Task instructions = Your task is to retype, word for word, the lines from the start of the data through the line holding "const oakManEffective = 19.7, oakManHalfLoad". Do not include the pictures.

Material provided =
▼

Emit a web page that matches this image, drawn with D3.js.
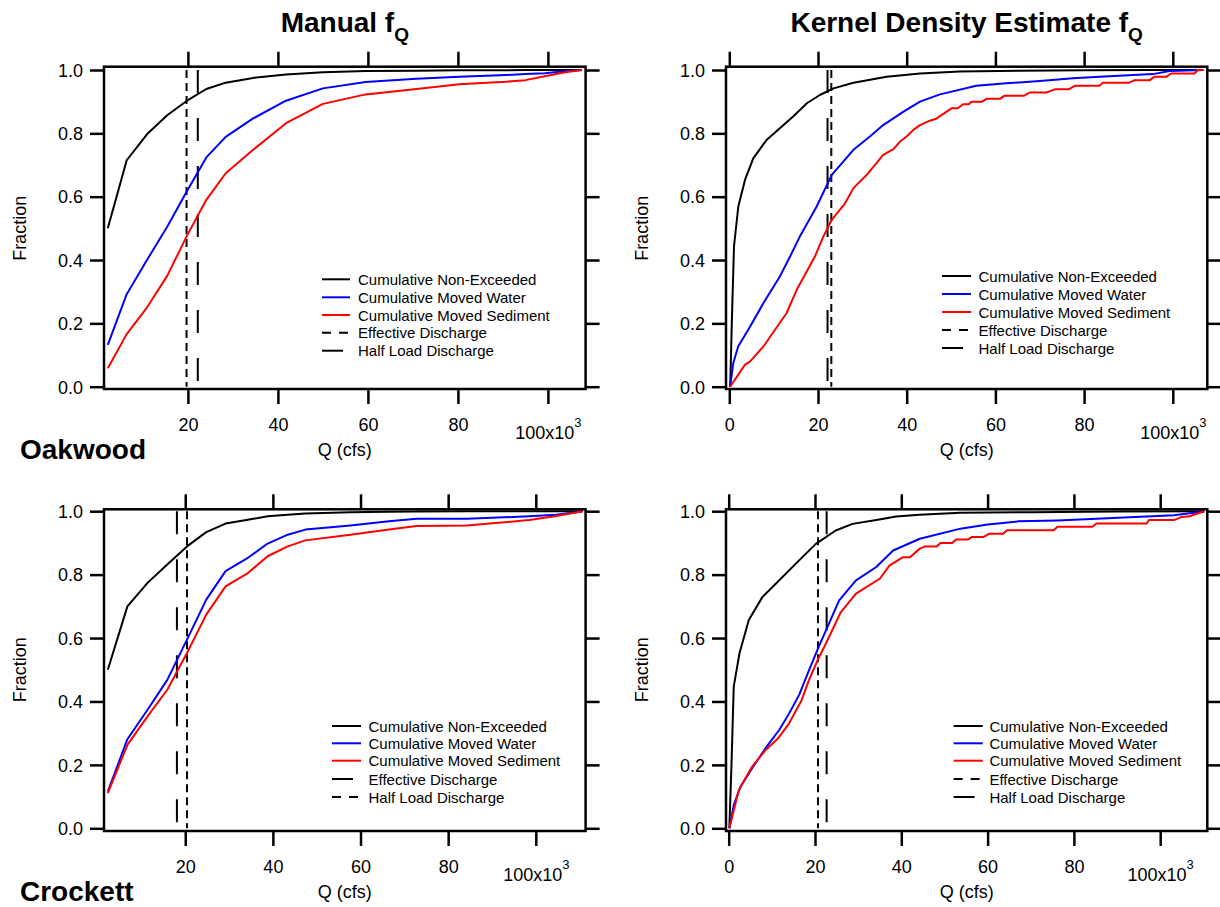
<!DOCTYPE html>
<html><head><meta charset="utf-8">
<script src="https://cdn.jsdelivr.net/npm/d3@7"></script>
<style>
body{margin:0;background:#fff}
svg{display:block}
text{font-family:"Liberation Sans",Arial,Helvetica,sans-serif;fill:#000}
</style>
</head><body>
<svg id="c" width="1220" height="907"></svg>
<script>
// ---------------- DATA ----------------
const yTicks = [0, 0.2, 0.4, 0.6, 0.8, 1.0];
const xTicksManual = [20, 40, 60, 80, 100];
const xTicksKde = [0, 20, 40, 60, 80, 100];
const legendLabels = ["Cumulative Non-Exceeded", "Cumulative Moved Water", "Cumulative Moved Sediment", "Effective Discharge", "Half Load Discharge"];
const columnTitles = ["Manual f", "Kernel Density Estimate f"];
const siteNames = ["Oakwood", "Crockett"];

// Oakwood, manual fQ (Q in 10^3 cfs)
const oakManQ      = [2.2, 6.4, 10.9, 15.4, 19.8, 24.1, 28.4, 34.5, 41.8, 50.0, 59.5, 70.8, 80.3, 90.7, 95.0, 99.3, 103.5, 107.5];
const oakManNonExc = [0.50, 0.715, 0.797, 0.857, 0.903, 0.940, 0.960, 0.975, 0.986, 0.993, 0.997, 0.998, 0.999, 0.999, 1.0, 1.0, 1.0, 1.0];
const oakManWater  = [0.132, 0.292, 0.400, 0.505, 0.618, 0.724, 0.789, 0.847, 0.903, 0.942, 0.962, 0.972, 0.979, 0.984, 0.987, 0.990, 0.996, 1.0];
const oakManSed    = [0.058, 0.166, 0.250, 0.350, 0.477, 0.590, 0.674, 0.748, 0.832, 0.893, 0.923, 0.940, 0.955, 0.963, 0.968, 0.980, 0.992, 1.0];
const oakManEffective = 19.7, oakManHalfLoad = 22.2;

// Oakwood, kernel density estimate fQ
const oakKdeNonExcQ = [0.2, 0.6, 1.06, 2.03, 3.54, 5.4, 8.4, 11.4, 14.4, 17.5, 20.4, 23.5, 28.0, 35.5, 43.0, 52, 65, 80, 95, 106.9];
const oakKdeNonExc  = [0, 0.22, 0.443, 0.569, 0.653, 0.721, 0.779, 0.816, 0.853, 0.895, 0.921, 0.942, 0.96, 0.979, 0.989, 0.995, 0.998, 0.999, 1.0, 1.0];
const oakKdeWaterQ  = [0.2, 0.9, 2.0, 4.7, 7.7, 11.4, 13.7, 15.9, 19.7, 23.1, 28.0, 31.7, 34.7, 39.2, 43.0, 47.5, 55.7, 62.5, 70.7, 77.5, 83.5, 95.5, 99.3, 106.9];
const oakKdeWater   = [0, 0.075, 0.127, 0.19, 0.264, 0.348, 0.411, 0.474, 0.569, 0.669, 0.748, 0.79, 0.826, 0.868, 0.90, 0.923, 0.95, 0.958, 0.966, 0.974, 0.979, 0.987, 0.997, 1.0];
const oakKdeSedQ    = [0.2, 3.5, 4.7, 7.7, 10.3, 12.9, 15.2, 17.3, 19.3, 21.2, 23.1, 26.1, 28.0, 31.0, 34.7, 37.0, 38.5, 40.0, 41.5, 43.0, 45.2, 46.5, 50.1, 51.5, 52.7, 54.0, 54.6, 57.0, 58.0, 61.0, 62.1, 66.5, 67.7, 71.5, 73.4, 76.5, 77.9, 83.5, 84.2, 90.2, 91.4, 94.8, 95.9, 98.6, 99.6, 104.9, 105.6, 106.8];
const oakKdeSed     = [0, 0.069, 0.08, 0.127, 0.18, 0.232, 0.306, 0.36, 0.411, 0.474, 0.527, 0.579, 0.627, 0.669, 0.732, 0.75, 0.774, 0.79, 0.811, 0.826, 0.84, 0.845, 0.879, 0.879, 0.892, 0.892, 0.9, 0.9, 0.909, 0.909, 0.919, 0.919, 0.929, 0.929, 0.939, 0.939, 0.95, 0.95, 0.96, 0.96, 0.968, 0.968, 0.979, 0.979, 0.989, 0.989, 1.0, 1.0];
const oakKdeEffective = 23.0, oakKdeHalfLoad = 22.15;

// Crockett, manual fQ
const crkManQ      = [2.33, 6.8, 11.4, 15.9, 20.4, 24.8, 29.2, 34.3, 38.8, 43.4, 47.4, 57.7, 66.5, 72.8, 84.3, 98.5, 104.7, 110.7];
const crkManNonExc = [0.50, 0.70, 0.774, 0.832, 0.889, 0.934, 0.961, 0.973, 0.984, 0.989, 0.993, 0.997, 0.998, 0.999, 1.0, 1.0, 1.0, 1.0];
const crkManWater  = [0.116, 0.281, 0.374, 0.468, 0.595, 0.721, 0.811, 0.853, 0.898, 0.926, 0.942, 0.955, 0.968, 0.976, 0.976, 0.984, 0.989, 1.0];
const crkManSed    = [0.111, 0.263, 0.353, 0.437, 0.553, 0.674, 0.763, 0.805, 0.858, 0.889, 0.908, 0.926, 0.942, 0.953, 0.955, 0.972, 0.985, 1.0];
const crkManEffective = 18.1, crkManHalfLoad = 20.4;

// Crockett, kernel density estimate fQ
const crkKdeNonExcQ = [0.15, 0.63, 1.17, 2.5, 4.66, 7.8, 10.9, 15.5, 20.2, 24.8, 28.7, 34.9, 38.8, 44.2, 53.7, 70, 90, 110.2];
const crkKdeNonExc  = [0, 0.195, 0.447, 0.552, 0.657, 0.729, 0.771, 0.834, 0.897, 0.939, 0.96, 0.974, 0.983, 0.989, 0.995, 0.997, 0.999, 1.0];
const crkKdeWaterQ  = [0.15, 1.17, 2.72, 5.4, 8.5, 11.7, 14.0, 16.3, 18.6, 21.0, 22.9, 25.6, 29.5, 34.2, 38.1, 44.3, 53.7, 60.0, 67.2, 76.2, 85.2, 94.2, 103.2, 107.8, 110.2];
const crkKdeWater   = [0, 0.073, 0.131, 0.189, 0.252, 0.31, 0.362, 0.42, 0.498, 0.577, 0.635, 0.719, 0.782, 0.824, 0.876, 0.913, 0.945, 0.958, 0.968, 0.971, 0.976, 0.982, 0.987, 0.995, 1.0];
const crkKdeSedQ    = [0.15, 2.33, 5.4, 8.5, 11.4, 14.0, 16.9, 18.6, 20.6, 22.5, 26.0, 29.5, 35.0, 37.3, 40.4, 42.0, 44.3, 45.5, 48.2, 49.1, 51.8, 52.7, 55.5, 56.4, 59.1, 60.4, 63.6, 64.5, 75.3, 76.2, 84.3, 85.2, 96.9, 97.4, 103.2, 105.0, 106.8, 110.2];
const crkKdeSed     = [0, 0.12, 0.194, 0.246, 0.283, 0.331, 0.404, 0.467, 0.53, 0.582, 0.682, 0.74, 0.787, 0.829, 0.855, 0.855, 0.882, 0.889, 0.889, 0.90, 0.90, 0.911, 0.911, 0.919, 0.919, 0.929, 0.929, 0.94, 0.94, 0.951, 0.951, 0.961, 0.961, 0.972, 0.972, 0.982, 0.984, 1.0];
const crkKdeEffective = 20.7, crkKdeHalfLoad = 22.7;

// ---------------- LAYOUT ----------------
const FONT = '"Liberation Sans", Arial, Helvetica, sans-serif';
const SHORT = "8,5", LONG = "23,25";
const colors = {nonexc: "#000000", water: "#0000ff", sed: "#ff0000"};

const panels = [
  {box:[104, 585.6, 66.7, 389], x0:97.9, x100:547.9, y0:386.7, y1:70, xTicks:xTicksManual, title:columnTitles[0], site:siteNames[0],
   series:[[oakManQ, oakManNonExc, colors.nonexc], [oakManQ, oakManWater, colors.water], [oakManQ, oakManSed, colors.sed]],
   eff:oakManEffective, half:oakManHalfLoad, effStyle:"short", halfStyle:"long",
   leg:{x1:322, x2:350, tx:358, rows:[279.3, 297.3, 315, 332.7, 350.7]}},
  {box:[726, 1207.3, 66.7, 389], x0:729.3, x100:1172.8, y0:386.7, y1:70, xTicks:xTicksKde, title:columnTitles[1], site:null,
   series:[[oakKdeNonExcQ, oakKdeNonExc, colors.nonexc], [oakKdeWaterQ, oakKdeWater, colors.water], [oakKdeSedQ, oakKdeSed, colors.sed]],
   eff:oakKdeEffective, half:oakKdeHalfLoad, effStyle:"short", halfStyle:"long",
   leg:{x1:942, x2:971, tx:978.5, rows:[276, 294, 312, 330, 348]}},
  {box:[104, 585.6, 509.3, 831], x0:97.6, x100:535.8, y0:828.3, y1:511.2, xTicks:xTicksManual, title:null, site:siteNames[1],
   series:[[crkManQ, crkManNonExc, colors.nonexc], [crkManQ, crkManWater, colors.water], [crkManQ, crkManSed, colors.sed]],
   eff:crkManEffective, half:crkManHalfLoad, effStyle:"long", halfStyle:"short",
   leg:{x1:332, x2:361, tx:368.5, rows:[726, 743.3, 760.7, 779, 797]}},
  {box:[726, 1207.3, 509.3, 831], x0:728.7, x100:1160.2, y0:828.3, y1:511.2, xTicks:xTicksKde, title:null, site:null,
   series:[[crkKdeNonExcQ, crkKdeNonExc, colors.nonexc], [crkKdeWaterQ, crkKdeWater, colors.water], [crkKdeSedQ, crkKdeSed, colors.sed]],
   eff:crkKdeEffective, half:crkKdeHalfLoad, effStyle:"short", halfStyle:"long",
   leg:{x1:953.6, x2:982.8, tx:989.4, rows:[726, 743.3, 760.7, 779, 797]}}
];

const svg = d3.select("#c");

panels.forEach((p, pi) => {
  const [L, R, T, B] = p.box;
  const x = d3.scaleLinear().domain([0, 100]).range([p.x0, p.x100]);
  const y = d3.scaleLinear().domain([0, 1]).range([p.y0, p.y1]);
  const g = svg.append("g");

  const cid = "clip" + pi;
  svg.append("clipPath").attr("id", cid).append("rect")
    .attr("x", L).attr("y", T).attr("width", R - L).attr("height", B - T);
  const plot = g.append("g").attr("clip-path", `url(#${cid})`);

  // vertical discharge lines
  const dashOf = s => s === "short" ? SHORT : LONG;
  [[p.eff, p.effStyle], [p.half, p.halfStyle]].forEach(([q, st]) => {
    plot.append("line")
      .attr("x1", x(q)).attr("x2", x(q)).attr("y1", y(1)).attr("y2", y(0))
      .attr("stroke", "#000").attr("stroke-width", 2)
      .attr("stroke-dasharray", dashOf(st));
  });

  // curves
  const line = d3.line().x(d => x(d[0])).y(d => y(d[1]));
  p.series.forEach(([qs, fs, col]) => {
    const pts = qs.map((q, i) => [q, fs[i]]);
    plot.append("path").datum(pts)
      .attr("d", line).attr("fill", "none")
      .attr("stroke", col).attr("stroke-width", 2).attr("stroke-linejoin", "round");
  });

  // box
  g.append("rect").attr("x", L).attr("y", T).attr("width", R - L).attr("height", B - T)
    .attr("fill", "none").attr("stroke", "#000").attr("stroke-width", 2.5);

  // axes
  const styleAxis = sel => {
    sel.select(".domain").remove();
    sel.selectAll(".tick line").attr("stroke", "#000").attr("stroke-width", 2.5);
    sel.selectAll("text").attr("font-family", FONT).attr("fill", "#000");
  };
  const yl = g.append("g").attr("transform", `translate(${L},0)`)
    .call(d3.axisLeft(y).tickValues(yTicks).tickSize(14).tickPadding(7).tickFormat(d3.format(".1f")));
  styleAxis(yl);
  yl.selectAll("text").attr("font-size", 18).attr("dy", "0.35em");

  const yr = g.append("g").attr("transform", `translate(${R},0)`)
    .call(d3.axisRight(y).tickValues(yTicks).tickSize(14).tickFormat(""));
  styleAxis(yr);

  const xt = g.append("g").attr("transform", `translate(0,${T})`)
    .call(d3.axisTop(x).tickValues(p.xTicks).tickSize(15).tickFormat(""));
  styleAxis(xt);

  const xb = g.append("g").attr("transform", `translate(0,${B})`)
    .call(d3.axisBottom(x).tickValues(p.xTicks).tickSize(15).tickFormat(d => d === 100 ? "" : d3.format("d")(d)));
  styleAxis(xb);
  xb.selectAll("text").attr("font-size", 18).attr("dy", null).attr("y", 42);
  xb.selectAll(".tick").filter(d => d === 100).select("text")
    .attr("y", 50)
    .call(t => {
      t.append("tspan").text("100x10");
      t.append("tspan").text("3").attr("font-size", 13).attr("dy", -12);
    });

  // axis labels
  const cx = (L + R) / 2;
  g.append("text").attr("x", cx).attr("y", B + 67).attr("text-anchor", "middle")
    .attr("font-size", 18).text("Q (cfs)");
  const fy = (p.y0 + p.y1) / 2;
  g.append("text").attr("transform", `translate(${L - 78.5},${fy}) rotate(-90)`)
    .attr("text-anchor", "middle").attr("font-size", 18).text("Fraction");

  // title
  if (p.title) {
    const t = g.append("text").attr("x", cx).attr("y", 31.7).attr("text-anchor", "middle")
      .attr("font-size", 28).attr("font-weight", "bold");
    t.append("tspan").text(p.title);
    t.append("tspan").text("Q").attr("font-size", 19).attr("dy", 9);
  }
  if (p.site) {
    g.append("text").attr("x", 20).attr("y", B + 70).attr("font-size", 28)
      .attr("font-weight", "bold").text(p.site);
  }

  // legend
  const lg = g.append("g");
  const legStyles = [
    {col: colors.nonexc}, {col: colors.water}, {col: colors.sed},
    {col: "#000", st: p.effStyle}, {col: "#000", st: p.halfStyle}
  ];
  legStyles.forEach((s, i) => {
    const yy = p.leg.rows[i];
    let x2 = p.leg.x2, dash = null;
    if (s.st === "short") dash = "9,8";
    if (s.st === "long") x2 = p.leg.x1 + 21;
    lg.append("line").attr("x1", p.leg.x1).attr("x2", x2).attr("y1", yy).attr("y2", yy)
      .attr("stroke", s.col).attr("stroke-width", 2).attr("stroke-dasharray", dash);
    lg.append("text").attr("x", p.leg.tx).attr("y", yy + 5.5).attr("font-size", 15).text(legendLabels[i]);
  });
});
</script>
</body></html>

▲

Output for this task =
Emit a web page that matches this image, drawn with D3.js.
<!DOCTYPE html>
<html><head><meta charset="utf-8">
<script src="https://cdn.jsdelivr.net/npm/d3@7"></script>
<style>
body{margin:0;background:#fff}
svg{display:block}
text{font-family:"Liberation Sans",Arial,Helvetica,sans-serif;fill:#000}
</style>
</head><body>
<svg id="c" width="1220" height="907"></svg>
<script>
// ---------------- DATA ----------------
const yTicks = [0, 0.2, 0.4, 0.6, 0.8, 1.0];
const xTicksManual = [20, 40, 60, 80, 100];
const xTicksKde = [0, 20, 40, 60, 80, 100];
const legendLabels = ["Cumulative Non-Exceeded", "Cumulative Moved Water", "Cumulative Moved Sediment", "Effective Discharge", "Half Load Discharge"];
const columnTitles = ["Manual f", "Kernel Density Estimate f"];
const siteNames = ["Oakwood", "Crockett"];

// Oakwood, manual fQ (Q in 10^3 cfs)
const oakManQ      = [2.2, 6.4, 10.9, 15.4, 19.8, 24.1, 28.4, 34.5, 41.8, 50.0, 59.5, 70.8, 80.3, 90.7, 95.0, 99.3, 103.5, 107.5];
const oakManNonExc = [0.50, 0.715, 0.797, 0.857, 0.903, 0.940, 0.960, 0.975, 0.986, 0.993, 0.997, 0.998, 0.999, 0.999, 1.0, 1.0, 1.0, 1.0];
const oakManWater  = [0.132, 0.292, 0.400, 0.505, 0.618, 0.724, 0.789, 0.847, 0.903, 0.942, 0.962, 0.972, 0.979, 0.984, 0.987, 0.990, 0.996, 1.0];
const oakManSed    = [0.058, 0.166, 0.250, 0.350, 0.477, 0.590, 0.674, 0.748, 0.832, 0.893, 0.923, 0.940, 0.955, 0.963, 0.968, 0.980, 0.992, 1.0];
const oakManEffective = 19.7, oakManHalfLoad = 22.2;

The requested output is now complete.